Quotes from the sector –

Secondary Principals Association NZ (SPANZ) President, Vaughan Couillault

“This altered implementation timeline has been requested by many in the secondary sector for some time, as concerns were raised about the capacity of schools and teachers to implement the required changes to NCEA,” Secondary Principals Association NZ President Vaughan Couillault said.

“With this adjusted timeline, schools will have more time to build their capacity and adequately prepare for the changes, ensuring that the new standards can be more successfully integrated into teaching practice.”

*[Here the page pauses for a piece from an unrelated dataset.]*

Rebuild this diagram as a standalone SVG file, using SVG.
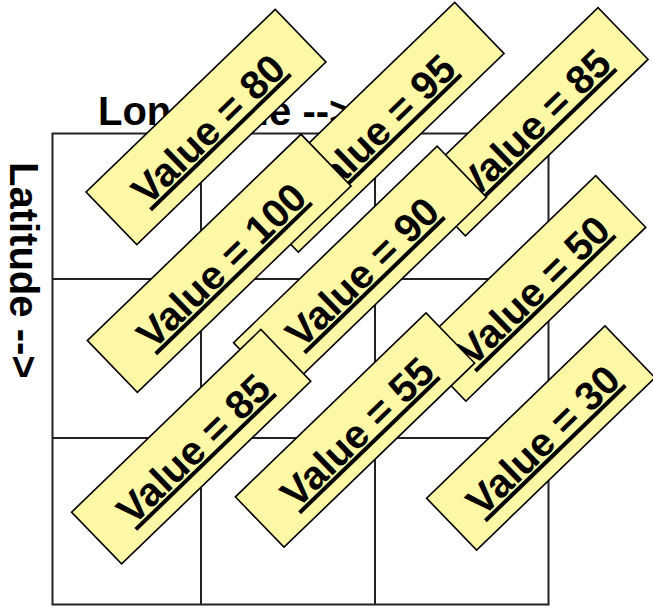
<svg xmlns="http://www.w3.org/2000/svg" width="653" height="613" viewBox="0 0 653 613">
<style>
.axis{font-family:"Liberation Sans",Arial,sans-serif;font-weight:bold;font-size:40px;fill:#000}
.grid{fill:none;stroke:#222;stroke-width:2}
.box rect{fill:#FCF8A6;stroke:#000;stroke-width:1.6}
.box text{font-family:"Liberation Sans",Arial,sans-serif;font-weight:bold;font-size:40px;fill:#000;text-anchor:middle;text-decoration:underline}
</style>
<rect width="653" height="613" fill="#fff"/>
<g id="labels">
<text class="axis" x="98" y="125">Longitude --&gt;</text>
<text class="axis" transform="translate(10,162) rotate(90)">Latitude --&gt;</text>
</g>
<g id="grid" class="grid">
<rect x="52.5" y="133.5" width="496" height="471"/>
<line x1="201" y1="133.5" x2="201" y2="604.5"/>
<line x1="375" y1="133.5" x2="375" y2="604.5"/>
<line x1="52.5" y1="279" x2="548.5" y2="279"/>
<line x1="52.5" y1="438" x2="548.5" y2="438"/>
</g>
<g id="v80" class="box" transform="translate(206,127) rotate(-44)"><rect x="-131.5" y="-36.5" width="263" height="73"/><text x="0" y="17">Value = 80</text></g>
<g id="v95" class="box" transform="translate(376.5,127.2) rotate(-44)"><rect x="-143" y="-35.5" width="286" height="71"/><text x="0" y="17">Value = 95</text></g>
<g id="v85a" class="box" transform="translate(531.7,121.7) rotate(-44)"><rect x="-127" y="-36" width="254" height="72"/><text x="0" y="17">Value = 85</text></g>
<g id="v100" class="box" transform="translate(219.2,263.3) rotate(-44)"><rect x="-148.5" y="-36" width="297" height="72"/><text x="0" y="17">Value = 100</text></g>
<g id="v90" class="box" transform="translate(360,270) rotate(-44)"><rect x="-141.5" y="-35.5" width="283" height="71"/><text x="0" y="17">Value = 90</text></g>
<g id="v50" class="box" transform="translate(530.8,288.3) rotate(-44)"><rect x="-125" y="-36" width="250" height="72"/><text x="0" y="17">Value = 50</text></g>
<g id="v85b" class="box" transform="translate(191.2,446.7) rotate(-44)"><rect x="-131.5" y="-36" width="263" height="72"/><text x="0" y="17">Value = 85</text></g>
<g id="v55" class="box" transform="translate(355,430) rotate(-44)"><rect x="-132.5" y="-35" width="265" height="70"/><text x="0" y="17">Value = 55</text></g>
<g id="v30" class="box" transform="translate(540.8,438) rotate(-44)"><rect x="-124" y="-36" width="248" height="72"/><text x="0" y="17">Value = 30</text></g>
</svg>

Post Primary Teachers Association (PPTA) Acting President Chris Abercrombie

“PPTA Te Wehengarua is pleased the Minister is listening to secondary teachers’ concerns around the NCEA changes,” PPTA Te Wehengarua acting president Chris Abercrombie said.

“The new timeline for NCEA Levels 2 and 3 gives the Ministry time to create the resources needed for a successful change. We also need more time and resourcing allocated to secondary teachers for professional development relating to the NCEA changes.

“The Minister’s decision relating to the literacy and numeracy changes will give schools a little more flexibility to implement these high stakes changes.”

Secondary Principals’ Council chair Kate Gainsford

“The announcement is welcomed by schools, both those piloting Level 1 subjects, and paving the way for changes to NCEA levels 2 and 3 and all schools needing time to implement the significant improvements ahead,” chair of the Secondary Principals’ Council Kate Gainsford said.

“It honours the work already done by teachers in dozens of schools and supports the work ahead rolling out changes across hundreds of schools with thousands of teachers. Principals in particular welcome the certainty this brings to schools, students’ learning and communities, especially as it enables the refreshed curriculum to drive the assessment reforms, rather than the other way around.”

Notes for editors:

  • The refresh of the mathematics, English, te reo Māori and pāngarau areas of our national schooling curricula will be prioritised by deferring the requirement for schools to implement other areas by one year (except for Aotearoa New Zealand Histories and Te Takanga o Te Wā, which are already required).
  • The refresh of the New Zealand Curriculum and redesign of Te Marautanga o Aotearoa will continue on existing timelines so that schools and kura can start using the new curriculum content before it becomes required in 2027.
  • NCEA Level 1 for all secondary schools and kura will be fully implemented in 2024 as planned. In 2023 more than 350 schools and kura are being supported to use the new NCEA in a pilot status.
  • Full implementation of NCEA Level 2 will be deferred to 2026 and Level 3 will be deferred to 2027. This supports the ongoing alignment of the refreshed and redesigned curricula and NCEA.
  • From next year maths and literacy will be assessed through a new mandatory assessment from Year 10, giving parents and future employers confidence that school leavers have foundational skills. For 2024 and 2025, however, schools will also have the option to use a specified set of essential and foundational maths and literacy assessment standards that a student must achieve in their senior years of schooling in order to pass NCEA.
  • There will be 31 new Curriculum Leaders who will work across the country supporting the focus on maths and literacy. There will also be a team of 30 NCEA Implementation Facilitators are being recruited to work regionally to support teachers and kaiako at qualification and subject levels to ensure teachers are getting the support they need.